• [Data extract]

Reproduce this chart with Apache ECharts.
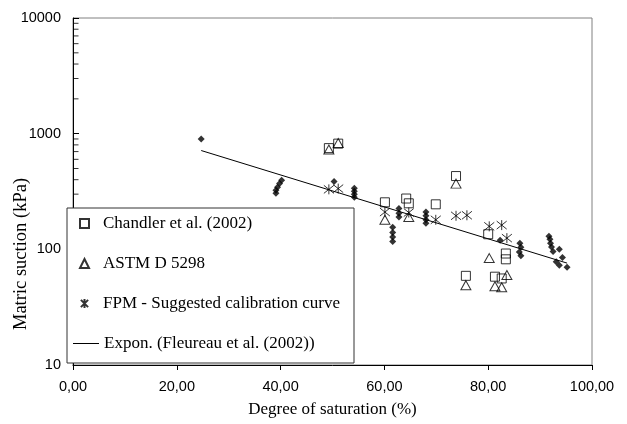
<!DOCTYPE html>
<html>
<head>
<meta charset="utf-8">
<script src="https://cdn.jsdelivr.net/npm/echarts@6/dist/echarts.min.js"></script>
<style>
  html, body { margin: 0; padding: 0; background: #fff; }
  #chart { width: 627px; height: 424px; }
</style>
</head>
<body>
<div id="chart"></div>
<script>
// degree of saturation (%), matric suction (kPa)
const chandler = [
  [49.3, 750], [51.1, 820], [60.1, 255], [64.2, 275], [64.7, 250], [69.9, 245],
  [73.8, 430], [75.7, 59], [80.0, 135], [81.3, 58], [82.6, 56], [83.4, 92], [83.4, 82]
];
const astm = [
  [49.3, 730], [51.1, 830], [60.1, 180], [64.7, 190], [73.8, 370], [75.7, 49],
  [80.2, 84], [81.3, 48], [82.6, 47], [83.6, 60]
];
const fpm = [
  [49.3, 330], [51.1, 335], [60.1, 210], [64.7, 208], [69.9, 180], [73.8, 195],
  [75.9, 197], [80.2, 158], [82.6, 162], [83.6, 125]
];
const fleureau = [
  [24.7, 900], [40.2, 395], [39.8, 370], [39.4, 345], [39.1, 325], [39.1, 305],
  [50.3, 385], [54.2, 337], [54.2, 318], [54.2, 300], [54.2, 282],
  [61.6, 155], [61.6, 140], [61.6, 128], [61.6, 117], [62.8, 225], [62.8, 205], [62.8, 190],
  [68.0, 210], [68.0, 195], [68.0, 180], [68.0, 168], [82.3, 120],
  [86.1, 113], [86.3, 104], [86.0, 95], [86.3, 88],
  [91.7, 130], [91.9, 122], [92.0, 113], [92.2, 105], [92.5, 96], [93.7, 100],
  [94.3, 85], [93.1, 78], [93.7, 73], [95.2, 70]
];
// exponential trend line end points (straight on a log axis)
const trend = [[24.7, 715], [95.2, 76]];

const xTicks = [0, 20, 40, 60, 80, 100];
const yMinorTicks = [
  20, 30, 40, 50, 60, 70, 80, 90,
  200, 300, 400, 500, 600, 700, 800, 900,
  2000, 3000, 4000, 5000, 6000, 7000, 8000, 9000
];

const legendNames = [
  'Chandler et al. (2002)',
  'ASTM D 5298',
  'FPM - Suggested calibration curve',
  'Expon. (Fleureau et al. (2002))'
];

const chart = echarts.init(document.getElementById('chart'));

const hollow = { color: 'rgba(0,0,0,0)', borderColor: '#000', borderWidth: 1 };
const legendText = { fontFamily: 'Liberation Serif', fontSize: 17, lineHeight: 17, color: '#000' };

const option = {
  animation: false,
  backgroundColor: '#fff',
  grid: {
    left: 73, right: 35, top: 18, bottom: 59,
    show: true, borderColor: '#808080', borderWidth: 1
  },
  xAxis: {
    type: 'value',
    min: xTicks[0],
    max: xTicks[xTicks.length - 1],
    interval: 20,
    name: 'Degree of saturation (%)',
    nameLocation: 'middle',
    nameGap: 36,
    nameTextStyle: { fontFamily: 'Liberation Serif', fontSize: 17, color: '#000' },
    axisLine: { lineStyle: { color: '#000', width: 1 } },
    axisTick: { inside: false, length: 5, lineStyle: { color: '#000' } },
    axisLabel: {
      margin: 14,
      fontFamily: 'Liberation Sans', fontSize: 14.5, color: '#000',
      formatter: v => v.toFixed(2).replace('.', ',')
    },
    splitLine: { show: false }
  },
  yAxis: {
    type: 'log',
    logBase: 10,
    min: 10,
    max: 10000,
    axisLine: { show: true, lineStyle: { color: '#000', width: 1 } },
    axisTick: { show: true, inside: true, length: 6, lineStyle: { color: '#000', width: 1 } },
    axisLabel: {
      margin: 12, fontFamily: 'Liberation Sans', fontSize: 14.5, color: '#000',
      formatter: v => String(Math.round(v))
    },
    splitLine: { show: false }
  },
  legend: [
    {
      data: legendNames.slice(0, 3),
      orient: 'vertical',
      left: 67,
      top: 208,
      padding: [7, 4, 0, 12],
      itemWidth: 9,
      itemHeight: 9,
      itemGap: 23,
      z: 5,
      textStyle: Object.assign({ padding: [0, 0, 0, 9] }, legendText)
    },
    {
      data: [{ name: legendNames[3], icon: 'rect' }],
      orient: 'vertical',
      left: 67,
      top: 328,
      padding: [7, 4, 0, 6],
      itemWidth: 26,
      itemHeight: 1,
      itemStyle: { color: '#000' },
      z: 5,
      textStyle: legendText
    }
  ],
  graphic: [
    {
      type: 'rect',
      z: 4,
      shape: { x: 67, y: 208, width: 287, height: 155 },
      style: { fill: '#fff', stroke: '#333', lineWidth: 1 }
    },
    {
      type: 'text',
      x: 21, y: 254,
      rotation: Math.PI / 2,
      style: {
        text: 'Matric suction (kPa)',
        align: 'center', verticalAlign: 'middle',
        fontFamily: 'Liberation Serif', fontSize: 18.5, fill: '#000'
      }
    }
  ],
  series: [
    {
      // minor log ticks on the y axis, pointing into the plot
      type: 'scatter',
      name: 'minor ticks',
      silent: true,
      clip: false,
      symbol: 'rect',
      symbolSize: [5, 1],
      symbolOffset: [3, 0],
      itemStyle: { color: '#000' },
      z: 3,
      data: yMinorTicks.map(v => [0, v])
    },
    {
      type: 'scatter',
      name: 'Fleureau et al. (2002)',
      symbol: 'diamond',
      symbolSize: 7,
      itemStyle: { color: '#000' },
      data: fleureau
    },
    {
      type: 'scatter',
      name: legendNames[0],
      symbol: 'rect',
      symbolSize: 9,
      itemStyle: hollow,
      data: chandler
    },
    {
      type: 'scatter',
      name: legendNames[1],
      symbol: 'triangle',
      symbolSize: [10, 9],
      itemStyle: hollow,
      data: astm
    },
    {
      type: 'scatter',
      name: legendNames[2],
      symbol: 'path://M5,0L5,10M1,1L9,9M1,9L9,1',
      symbolSize: 10,
      itemStyle: hollow,
      data: fpm
    },
    {
      type: 'line',
      name: legendNames[3],
      symbol: 'none',
      lineStyle: { color: '#000', width: 1 },
      itemStyle: { color: '#000' },
      data: trend
    }
  ]
};

chart.setOption(option);
</script>
</body>
</html>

• [Exercise goal] Return all of the data exactly as written, and drop the pictures.

• [Correct response]
Reproduce this chart with Apache ECharts.
<!DOCTYPE html>
<html>
<head>
<meta charset="utf-8">
<script src="https://cdn.jsdelivr.net/npm/echarts@6/dist/echarts.min.js"></script>
<style>
  html, body { margin: 0; padding: 0; background: #fff; }
  #chart { width: 627px; height: 424px; }
</style>
</head>
<body>
<div id="chart"></div>
<script>
// degree of saturation (%), matric suction (kPa)
const chandler = [
  [49.3, 750], [51.1, 820], [60.1, 255], [64.2, 275], [64.7, 250], [69.9, 245],
  [73.8, 430], [75.7, 59], [80.0, 135], [81.3, 58], [82.6, 56], [83.4, 92], [83.4, 82]
];
const astm = [
  [49.3, 730], [51.1, 830], [60.1, 180], [64.7, 190], [73.8, 370], [75.7, 49],
  [80.2, 84], [81.3, 48], [82.6, 47], [83.6, 60]
];
const fpm = [
  [49.3, 330], [51.1, 335], [60.1, 210], [64.7, 208], [69.9, 180], [73.8, 195],
  [75.9, 197], [80.2, 158], [82.6, 162], [83.6, 125]
];
const fleureau = [
  [24.7, 900], [40.2, 395], [39.8, 370], [39.4, 345], [39.1, 325], [39.1, 305],
  [50.3, 385], [54.2, 337], [54.2, 318], [54.2, 300], [54.2, 282],
  [61.6, 155], [61.6, 140], [61.6, 128], [61.6, 117], [62.8, 225], [62.8, 205], [62.8, 190],
  [68.0, 210], [68.0, 195], [68.0, 180], [68.0, 168], [82.3, 120],
  [86.1, 113], [86.3, 104], [86.0, 95], [86.3, 88],
  [91.7, 130], [91.9, 122], [92.0, 113], [92.2, 105], [92.5, 96], [93.7, 100],
  [94.3, 85], [93.1, 78], [93.7, 73], [95.2, 70]
];
// exponential trend line end points (straight on a log axis)
const trend = [[24.7, 715], [95.2, 76]];

const xTicks = [0, 20, 40, 60, 80, 100];
const yMinorTicks = [
  20, 30, 40, 50, 60, 70, 80, 90,
  200, 300, 400, 500, 600, 700, 800, 900,
  2000, 3000, 4000, 5000, 6000, 7000, 8000, 9000
];

const legendNames = [
  'Chandler et al. (2002)',
  'ASTM D 5298',
  'FPM - Suggested calibration curve',
  'Expon. (Fleureau et al. (2002))'
];

const chart = echarts.init(document.getElementById('chart'));

const hollow = { color: 'rgba(0,0,0,0)', borderColor: '#000', borderWidth: 1 };
const legendText = { fontFamily: 'Liberation Serif', fontSize: 17, lineHeight: 17, color: '#000' };

const option = {
  animation: false,
  backgroundColor: '#fff',
  grid: {
    left: 73, right: 35, top: 18, bottom: 59,
    show: true, borderColor: '#808080', borderWidth: 1
  },
  xAxis: {
    type: 'value',
    min: xTicks[0],
    max: xTicks[xTicks.length - 1],
    interval: 20,
    name: 'Degree of saturation (%)',
    nameLocation: 'middle',
    nameGap: 36,
    nameTextStyle: { fontFamily: 'Liberation Serif', fontSize: 17, color: '#000' },
    axisLine: { lineStyle: { color: '#000', width: 1 } },
    axisTick: { inside: false, length: 5, lineStyle: { color: '#000' } },
    axisLabel: {
      margin: 14,
      fontFamily: 'Liberation Sans', fontSize: 14.5, color: '#000',
      formatter: v => v.toFixed(2).replace('.', ',')
    },
    splitLine: { show: false }
  },
  yAxis: {
    type: 'log',
    logBase: 10,
    min: 10,
    max: 10000,
    axisLine: { show: true, lineStyle: { color: '#000', width: 1 } },
    axisTick: { show: true, inside: true, length: 6, lineStyle: { color: '#000', width: 1 } },
    axisLabel: {
      margin: 12, fontFamily: 'Liberation Sans', fontSize: 14.5, color: '#000',
      formatter: v => String(Math.round(v))
    },
    splitLine: { show: false }
  },
  legend: [
    {
      data: legendNames.slice(0, 3),
      orient: 'vertical',
      left: 67,
      top: 208,
      padding: [7, 4, 0, 12],
      itemWidth: 9,
      itemHeight: 9,
      itemGap: 23,
      z: 5,
      textStyle: Object.assign({ padding: [0, 0, 0, 9] }, legendText)
    },
    {
      data: [{ name: legendNames[3], icon: 'rect' }],
      orient: 'vertical',
      left: 67,
      top: 328,
      padding: [7, 4, 0, 6],
      itemWidth: 26,
      itemHeight: 1,
      itemStyle: { color: '#000' },
      z: 5,
      textStyle: legendText
    }
  ],
  graphic: [
    {
      type: 'rect',
      z: 4,
      shape: { x: 67, y: 208, width: 287, height: 155 },
      style: { fill: '#fff', stroke: '#333', lineWidth: 1 }
    },
    {
      type: 'text',
      x: 21, y: 254,
      rotation: Math.PI / 2,
      style: {
        text: 'Matric suction (kPa)',
        align: 'center', verticalAlign: 'middle',
        fontFamily: 'Liberation Serif', fontSize: 18.5, fill: '#000'
      }
    }
  ],
  series: [
    {
      // minor log ticks on the y axis, pointing into the plot
      type: 'scatter',
      name: 'minor ticks',
      silent: true,
      clip: false,
      symbol: 'rect',
      symbolSize: [5, 1],
      symbolOffset: [3, 0],
      itemStyle: { color: '#000' },
      z: 3,
      data: yMinorTicks.map(v => [0, v])
    },
    {
      type: 'scatter',
      name: 'Fleureau et al. (2002)',
      symbol: 'diamond',
      symbolSize: 7,
      itemStyle: { color: '#000' },
      data: fleureau
    },
    {
      type: 'scatter',
      name: legendNames[0],
      symbol: 'rect',
      symbolSize: 9,
      itemStyle: hollow,
      data: chandler
    },
    {
      type: 'scatter',
      name: legendNames[1],
      symbol: 'triangle',
      symbolSize: [10, 9],
      itemStyle: hollow,
      data: astm
    },
    {
      type: 'scatter',
      name: legendNames[2],
      symbol: 'path://M5,0L5,10M1,1L9,9M1,9L9,1',
      symbolSize: 10,
      itemStyle: hollow,
      data: fpm
    },
    {
      type: 'line',
      name: legendNames[3],
      symbol: 'none',
      lineStyle: { color: '#000', width: 1 },
      itemStyle: { color: '#000' },
      data: trend
    }
  ]
};

chart.setOption(option);
</script>
</body>
</html>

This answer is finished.